Reply with one number: the count of lines in the data that hold the string "code".
START Information given
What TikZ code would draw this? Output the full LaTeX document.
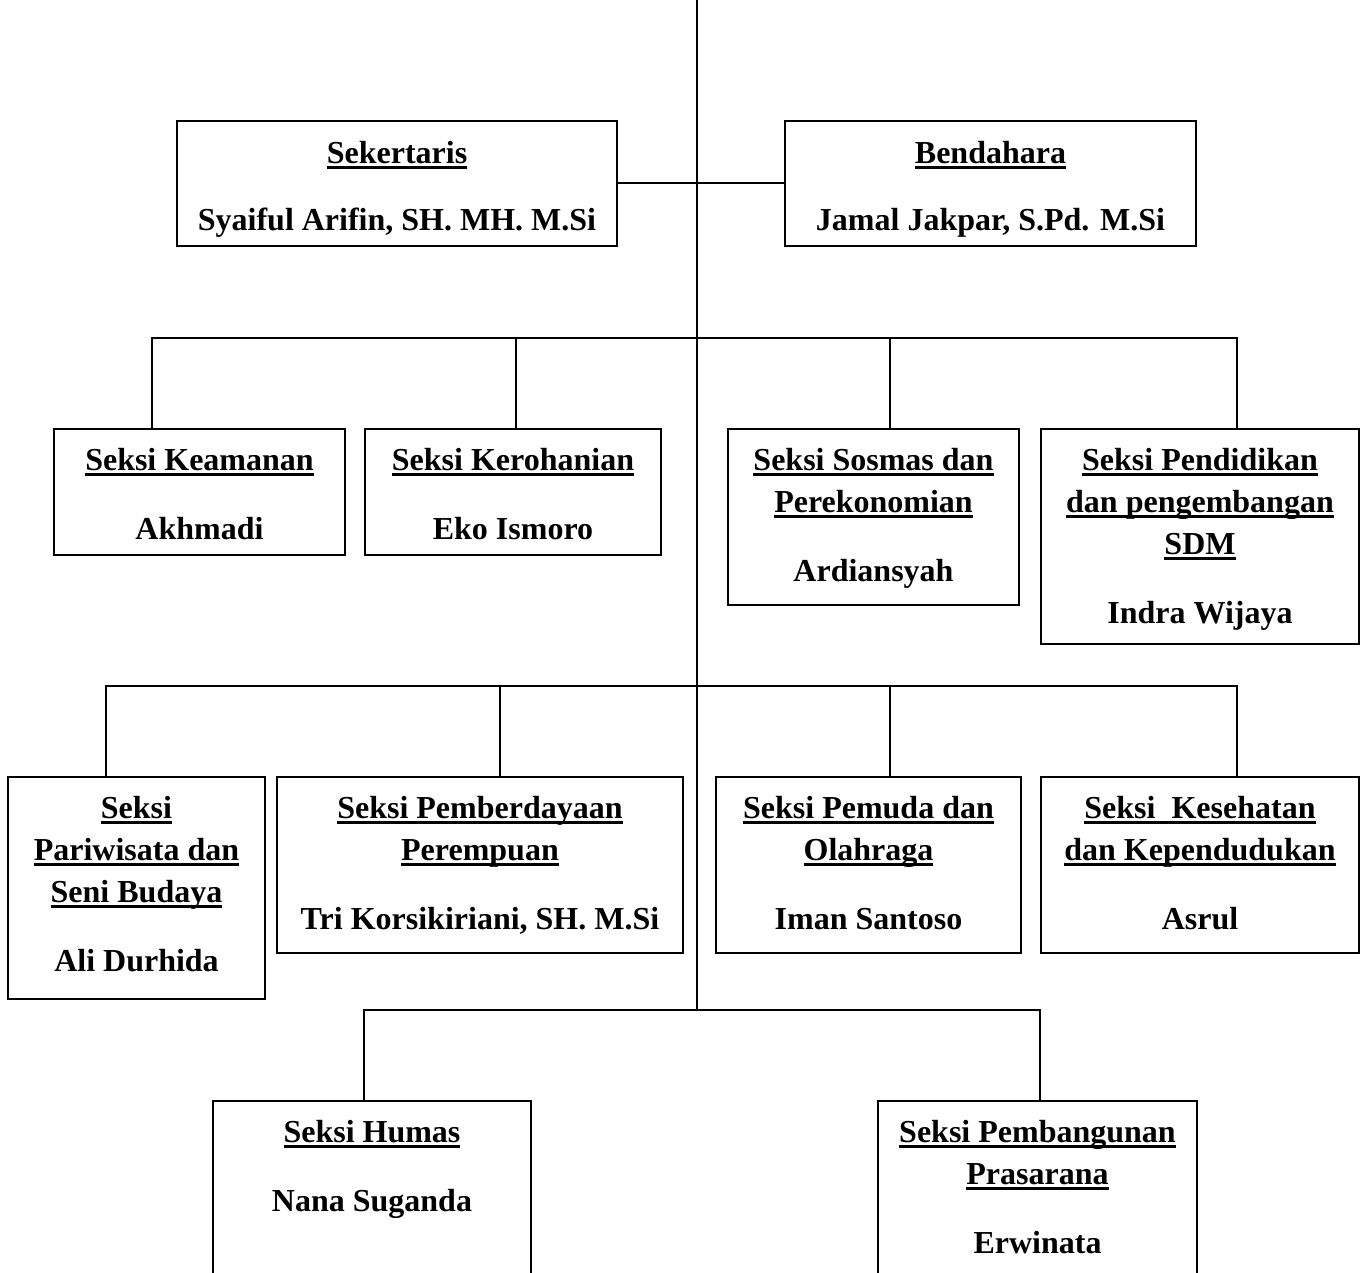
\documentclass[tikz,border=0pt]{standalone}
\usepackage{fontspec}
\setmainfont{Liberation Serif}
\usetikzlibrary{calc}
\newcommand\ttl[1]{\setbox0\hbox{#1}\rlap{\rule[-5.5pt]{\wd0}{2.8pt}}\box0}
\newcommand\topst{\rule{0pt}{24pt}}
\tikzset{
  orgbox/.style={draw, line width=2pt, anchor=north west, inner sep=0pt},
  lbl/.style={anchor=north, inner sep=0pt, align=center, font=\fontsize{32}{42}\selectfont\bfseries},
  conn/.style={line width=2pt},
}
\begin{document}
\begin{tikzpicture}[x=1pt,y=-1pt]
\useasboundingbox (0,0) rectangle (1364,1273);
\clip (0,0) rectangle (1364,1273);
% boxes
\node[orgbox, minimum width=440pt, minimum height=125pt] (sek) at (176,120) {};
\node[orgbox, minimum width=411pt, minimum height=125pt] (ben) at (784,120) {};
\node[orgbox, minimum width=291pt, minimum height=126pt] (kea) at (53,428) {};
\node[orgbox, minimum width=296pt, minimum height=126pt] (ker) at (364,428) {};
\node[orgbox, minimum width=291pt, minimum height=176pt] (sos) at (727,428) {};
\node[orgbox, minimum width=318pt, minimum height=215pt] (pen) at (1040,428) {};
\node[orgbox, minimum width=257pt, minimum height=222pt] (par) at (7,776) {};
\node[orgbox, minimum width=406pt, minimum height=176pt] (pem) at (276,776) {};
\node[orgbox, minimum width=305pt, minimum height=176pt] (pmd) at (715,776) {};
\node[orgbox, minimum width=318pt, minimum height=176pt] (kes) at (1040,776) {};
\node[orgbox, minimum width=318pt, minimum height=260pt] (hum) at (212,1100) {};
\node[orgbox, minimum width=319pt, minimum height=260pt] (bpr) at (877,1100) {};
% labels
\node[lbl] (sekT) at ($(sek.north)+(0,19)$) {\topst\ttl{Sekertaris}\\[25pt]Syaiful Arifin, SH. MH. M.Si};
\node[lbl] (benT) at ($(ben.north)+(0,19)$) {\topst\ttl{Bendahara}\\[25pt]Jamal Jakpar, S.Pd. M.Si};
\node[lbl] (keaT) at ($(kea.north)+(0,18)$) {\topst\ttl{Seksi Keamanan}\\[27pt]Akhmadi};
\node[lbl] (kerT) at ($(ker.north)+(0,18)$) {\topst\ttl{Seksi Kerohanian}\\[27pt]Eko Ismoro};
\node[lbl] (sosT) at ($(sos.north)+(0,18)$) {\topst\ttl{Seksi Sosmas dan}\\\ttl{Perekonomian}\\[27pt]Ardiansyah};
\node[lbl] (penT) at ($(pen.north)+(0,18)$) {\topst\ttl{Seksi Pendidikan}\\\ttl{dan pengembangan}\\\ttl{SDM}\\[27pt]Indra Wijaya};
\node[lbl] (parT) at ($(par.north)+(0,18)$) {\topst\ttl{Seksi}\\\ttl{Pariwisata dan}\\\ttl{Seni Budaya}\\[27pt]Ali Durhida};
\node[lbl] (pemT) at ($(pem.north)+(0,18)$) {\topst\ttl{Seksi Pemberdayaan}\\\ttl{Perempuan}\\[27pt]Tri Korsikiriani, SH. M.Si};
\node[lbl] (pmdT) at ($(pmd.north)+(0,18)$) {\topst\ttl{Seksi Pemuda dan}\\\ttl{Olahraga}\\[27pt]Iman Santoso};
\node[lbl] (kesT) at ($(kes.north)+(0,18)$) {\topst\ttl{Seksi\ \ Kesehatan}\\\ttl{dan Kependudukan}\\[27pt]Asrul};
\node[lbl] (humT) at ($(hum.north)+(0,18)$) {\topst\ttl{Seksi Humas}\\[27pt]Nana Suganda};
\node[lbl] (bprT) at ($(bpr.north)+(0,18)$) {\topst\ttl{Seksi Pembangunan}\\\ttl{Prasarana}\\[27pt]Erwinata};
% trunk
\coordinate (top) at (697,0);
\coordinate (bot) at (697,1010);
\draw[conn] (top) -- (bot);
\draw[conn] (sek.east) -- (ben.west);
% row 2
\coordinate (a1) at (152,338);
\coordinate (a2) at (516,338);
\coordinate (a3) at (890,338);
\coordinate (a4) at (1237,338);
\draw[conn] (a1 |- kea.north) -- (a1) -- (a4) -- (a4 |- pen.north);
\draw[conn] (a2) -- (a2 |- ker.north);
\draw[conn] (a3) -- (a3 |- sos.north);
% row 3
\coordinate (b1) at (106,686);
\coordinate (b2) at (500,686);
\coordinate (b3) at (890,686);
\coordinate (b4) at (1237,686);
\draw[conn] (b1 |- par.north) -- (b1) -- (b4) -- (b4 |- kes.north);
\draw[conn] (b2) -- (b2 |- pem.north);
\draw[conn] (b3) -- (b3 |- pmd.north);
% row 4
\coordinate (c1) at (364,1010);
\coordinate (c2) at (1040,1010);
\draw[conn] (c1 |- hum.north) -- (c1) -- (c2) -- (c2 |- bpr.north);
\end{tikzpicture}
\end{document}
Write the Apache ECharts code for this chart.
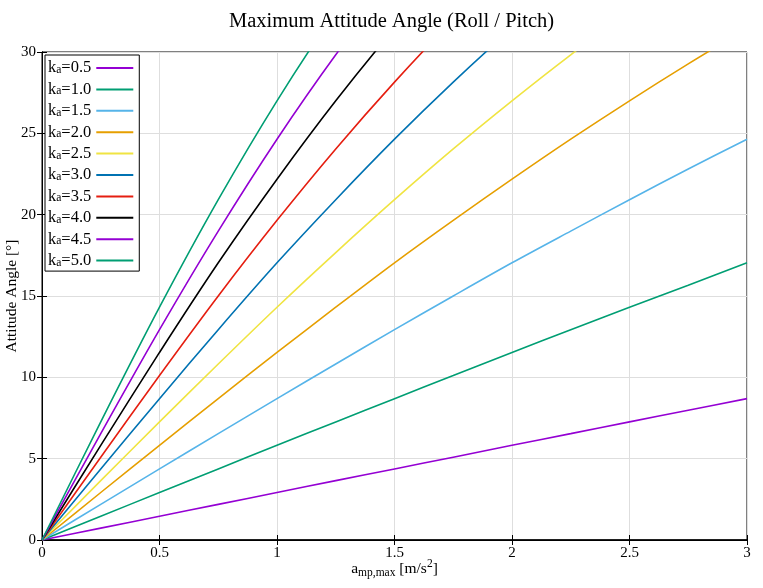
END Information given
▶ [In response] 2